Без вести... (Стенькин) - страница 46

Смотрю, она на глазах меняется. В лице ни кровинки. Обняла меня за шею, прижалась к плечу и молчит.

— Чует мое сердце, — шепчет, — не увидимся.

— Я говорю, брось, фашистов разобьем, прилечу.

— Хорошо бы, — отвечает, — но войны без жертв не бывает.

Не знаю, сколько мы просидели так. Вдруг она уткнулась мне в грудь и шепнула: «Хочу от тебя ребенка...»

— Что ж потом?

— Уже на фронте получил от нее письмо. На медицинские курсы она собиралась. Так и не знаю, родился ребенок или нет.

Когда уже пили кофе, Иннокентий сказал:

— Ты вот что, Сережа, Где бы ни был, связь не теряй.

— А как же.

— От Николая давно получал весточку? Как он? Доволен?

— Доволен... Вся жизнь у него искалечена, а доволен. Все мы довольны... — горько усмехнулся Сергей.

Проводив Пронькина, Иннокентий сел в троллейбус и поехал к месту службы. Милославский устроил его сначала охранником в Мюнхенское отделение НТС, а потом, за скромность и послушание, он был назначен экспедитором: шестьдесят марок в неделю! Тридцать марок он отдавал монашке за квартиру. Хватало не только на питание, но и на одежду.

Почти два года прошло, как он вступил в «солидаристы». И, несмотря на покровительство Милославского, долго не мог проникнуть внутрь этой организации. Только в последние дни дружки и знакомые Милославского стали в какой-то мере принимать его за своего, перестали таиться, начали приглашать на совещания, давать кое-какие поручения.

Константин Витальевич встретил его приветливо, покровительственно улыбнувшись, спросил:

— Как, господин сибиряк?

— Стараюсь, осваиваюсь.

— Похвально. Какие планы на сегодня?

— Будем готовить литературу, снаряжать шары.

— Знаю, знаю, — улыбнулся Милославский, — я не об этом. Может, навестим фрау фон Крингер, а?
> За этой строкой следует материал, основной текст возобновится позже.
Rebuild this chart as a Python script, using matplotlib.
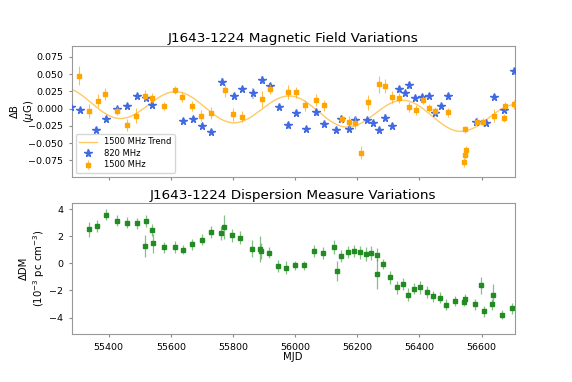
import numpy as np
import matplotlib
matplotlib.use("Agg")
import matplotlib.pyplot as plt

# 820 MHz magnetic field points
mjd_820 = [55279, 55307, 55360, 55392, 55428, 55460, 55491, 55519, 55540, 55638,
           55671, 55701, 55729, 55766, 55802, 55829, 55865, 55894, 55920, 55949,
           55976, 56003, 56036, 56068, 56093, 56130, 56149, 56174, 56192, 56232,
           56250, 56269, 56290, 56312, 56334, 56354, 56368, 56386, 56407, 56430,
           56449, 56470, 56493, 56583, 56613, 56639, 56673, 56704]
db_820 = [0.0024, -0.0024, -0.031, -0.015, -0.001, 0.0034, 0.0177, 0.016, 0.0057, -0.018,
          -0.015, -0.025, -0.034, 0.0388, 0.0187, 0.028, 0.022, 0.041, 0.0326, 0.0024,
          -0.024, -0.0067, -0.030, -0.0053, -0.023, -0.031, -0.0144, -0.029, -0.017, -0.017,
          -0.0206, -0.031, -0.013, -0.025, 0.028, 0.022, 0.034, 0.0153, 0.0168, 0.0187,
          -0.0062, 0.0034, 0.0177, -0.0187, -0.0206, 0.0168, -0.0014, 0.054]
err_820 = [0.004, 0.004, 0.005, 0.004, 0.004, 0.004, 0.004, 0.004, 0.005, 0.004,
           0.004, 0.004, 0.004, 0.005, 0.004, 0.004, 0.008, 0.006, 0.005, 0.004,
           0.005, 0.004, 0.004, 0.005, 0.004, 0.004, 0.004, 0.004, 0.005, 0.004,
           0.004, 0.004, 0.005, 0.004, 0.005, 0.004, 0.005, 0.004, 0.004, 0.004,
           0.004, 0.004, 0.005, 0.004, 0.004, 0.005, 0.004, 0.005]

# 1500 MHz magnetic field points
mjd_1500 = [55304, 55336, 55364, 55387, 55427, 55460, 55489, 55518, 55540, 55577,
            55614, 55637, 55667, 55697, 55728, 55774, 55800, 55828, 55893, 55919,
            55978, 56002, 56033, 56066, 56094, 56150, 56172, 56194, 56213, 56236,
            56269, 56290, 56312, 56333, 56368, 56390, 56411, 56432, 56451, 56492,
            56547, 56546, 56551, 56545, 56584, 56606, 56641, 56671, 56674, 56706]
db_1500 = [0.048, -0.0034, 0.0115, 0.0206, -0.0034, -0.0235, -0.010, 0.019, 0.0153, 0.0038,
           0.0268, 0.0168, 0.0038, -0.010, -0.0062, 0.0268, -0.0081, -0.0115, 0.0139, 0.029,
           0.0244, 0.0235, 0.0048, 0.012, 0.0048, -0.0148, -0.019, -0.0206, -0.064, 0.009,
           0.035, 0.033, 0.0168, 0.0153, 0.0029, -0.0024, 0.0125, 0.001, -0.0038, -0.0053,
           -0.030, -0.067, -0.060, -0.078, -0.0187, -0.019, -0.010, -0.0134, 0.0038, 0.006]
err_1500 = [0.0144, 0.0105, 0.0096, 0.0086, 0.006, 0.0086, 0.0105, 0.0077, 0.0072, 0.0058,
            0.0062, 0.0067, 0.0067, 0.0081, 0.0086, 0.0096, 0.0096, 0.0086, 0.012, 0.0072,
            0.0105, 0.0077, 0.0081, 0.0086, 0.0077, 0.0058, 0.0086, 0.0096, 0.0096, 0.0105,
            0.013, 0.0105, 0.0086, 0.0067, 0.0072, 0.0072, 0.0058, 0.0058, 0.0058, 0.0067,
            0.0048, 0.0058, 0.0058, 0.0067, 0.0067, 0.0058, 0.0096, 0.0058, 0.0058, 0.0067]

# annual trend fit parameters
trend_amp = 0.021
trend_period = 365.25
trend_peak = 55618
trend_offset = 0.002
trend_slope = -1.7e-5
trend_ref = 55710

# dispersion measure points
mjd_dm = [55337, 55361, 55391, 55428, 55460, 55491, 55519, 55518, 55540, 55541,
          55577, 55614, 55638, 55669, 55699, 55729, 55762, 55770, 55797, 55824,
          55860, 55888, 55890, 55915, 55945, 55972, 55998, 56030, 56062, 56090,
          56125, 56134, 56146, 56169, 56190, 56209, 56229, 56244, 56264, 56263,
          56284, 56305, 56328, 56347, 56362, 56382, 56403, 56425, 56443, 56466,
          56486, 56515, 56543, 56547, 56579, 56598, 56607, 56634, 56636, 56667, 56698]
dm = [2.52, 2.74, 3.58, 3.16, 2.99, 2.94, 3.11, 1.28, 2.47, 1.48,
      1.19, 1.23, 1.01, 1.41, 1.75, 2.32, 2.22, 2.69, 2.07, 1.90,
      1.09, 1.04, 0.89, 0.79, -0.17, -0.32, -0.15, -0.15, 0.89, 0.79,
      1.19, -0.54, 0.54, 0.86, 0.94, 0.81, 0.69, 0.77, 0.64, -0.79,
      -0.05, -1.04, -1.78, -1.51, -2.30, -1.88, -1.78, -2.12, -2.42, -2.52,
      -3.06, -2.79, -2.86, -2.62, -3.01, -1.63, -3.53, -3.01, -2.30, -3.78, -3.33]
dm_err = [0.55, 0.45, 0.4, 0.4, 0.4, 0.4, 0.45, 0.8, 0.45, 0.7,
          0.4, 0.45, 0.35, 0.4, 0.4, 0.45, 0.5, 0.9, 0.5, 0.5,
          0.65, 0.95, 0.6, 0.4, 0.45, 0.5, 0.35, 0.35, 0.45, 0.45,
          0.5, 0.75, 0.45, 0.45, 0.45, 0.5, 0.5, 0.5, 0.5, 1.1,
          0.4, 0.45, 0.5, 0.45, 0.45, 0.4, 0.45, 0.45, 0.4, 0.4,
          0.4, 0.35, 0.3, 0.35, 0.4, 0.65, 0.4, 0.4, 0.75, 0.35, 0.4]

fig, (ax1, ax2) = plt.subplots(2, 1, figsize=(5.72, 3.82), dpi=100)
fig.subplots_adjust(left=0.125, right=0.9, top=0.88, bottom=0.125, hspace=0.2)

t = np.linspace(55280, 56707, 600)
trend = (trend_amp * np.cos(2 * np.pi * (t - trend_peak) / trend_period)
         + trend_offset + trend_slope * (t - trend_ref))
ax1.plot(t, trend, color='orange', alpha=0.6, lw=1, label='1500 MHz Trend')
eb820 = ax1.errorbar(mjd_820, db_820, yerr=err_820, fmt='*', color='royalblue', ms=5.5,
                     ecolor='royalblue', elinewidth=1.5, label='820 MHz', zorder=3)
eb1500 = ax1.errorbar(mjd_1500, db_1500, yerr=err_1500, fmt='s', color='orange', ms=2.2,
                      ecolor='orange', elinewidth=0.8, label='1500 MHz', zorder=4)
# lighter error bars
eb820[2][0].set_alpha(0.35)
eb1500[2][0].set_alpha(0.7)

ax1.set_xlim(55280, 56707)
ax1.set_ylim(-0.099, 0.091)
ax1.set_yticks([-0.075, -0.05, -0.025, 0, 0.025, 0.05, 0.075])
ax1.set_xticks([55400, 55600, 55800, 56000, 56200, 56400, 56600])
ax1.set_xticklabels([])
ax1.set_title('J1643-1224 Magnetic Field Variations', fontsize=9.7, pad=3)
ax1.set_ylabel('ΔB\n($\\mu$G)', fontsize=7.3)
ax1.yaxis.set_label_coords(-0.081, 0.5)
ax1.legend(loc='lower left', fontsize=6, handlelength=2.2, borderpad=0.4,
           labelspacing=0.3)

ebdm = ax2.errorbar(mjd_dm, dm, yerr=dm_err, fmt='s', color='forestgreen', ms=2.2,
                    ecolor='forestgreen', elinewidth=0.9)
ebdm[2][0].set_alpha(0.55)
ax2.set_xlim(55280, 56707)
ax2.set_ylim(-5.23, 4.44)
ax2.set_yticks([-4, -2, 0, 2, 4])
ax2.set_xticks([55400, 55600, 55800, 56000, 56200, 56400, 56600])
ax2.set_title('J1643-1224 Dispersion Measure Variations', fontsize=9.7, pad=3)
ax2.set_ylabel('ΔDM\n($10^{-3}$ pc cm$^{-3}$)', fontsize=7.3, labelpad=1.5)
ax2.set_xlabel('MJD', fontsize=7.3, labelpad=0)

for ax in (ax1, ax2):
    ax.tick_params(labelsize=6.8, length=2.5, color='#888888')
    for sp in ax.spines.values():
        sp.set_color('#999999')

fig.savefig('out.png', dpi=100)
Иннокентию была противна мысль о посещении заведения фрау фон Крингер, но он беззаботно ответил:

— С удовольствием. Вы не боитесь, Константин Витальевич, что я могу отбить у вас Эльзу?

— Нет, не только не боюсь, но и сам готов уступить ее тебе. Что-то не нахожу с ней контакта... Я, пожалуй, займусь самой фрау фон Крингер.

Каргапольцев хорошо изучил своего патрона, понимал, что тут дело скорее всего в стремлении Милославского прибрать к рукам капиталы и заведение одинокой женщины. Вслух же сказал:

— А что же? Она переживает вторую молодость.

Милославский видел перемены, которые происходили в Каргапольцеве: стал следить за своей речью, уже не говорит «паря», «однако».

Константин Витальевич очень гордился, полагая, что все эти изменения — результат его тонкого психологического воздействия.

Каргапольцев и верно начал упорно работать над собой, но все давалось ему ценою огромных усилий: ведь за долгие годы скитаний по лагерям, Иннокентий отвык от многого, обретенного до войны, он должен был только работать и молчать. Все эти годы он не бывал в театре, не прочитал ни одной хорошей книги. И вдруг — откровенные и задушевные беседы с Рудольфом Нейманом. Почти забытое обращение «товарищ»... В нем начался процесс пробуждения и становления человека.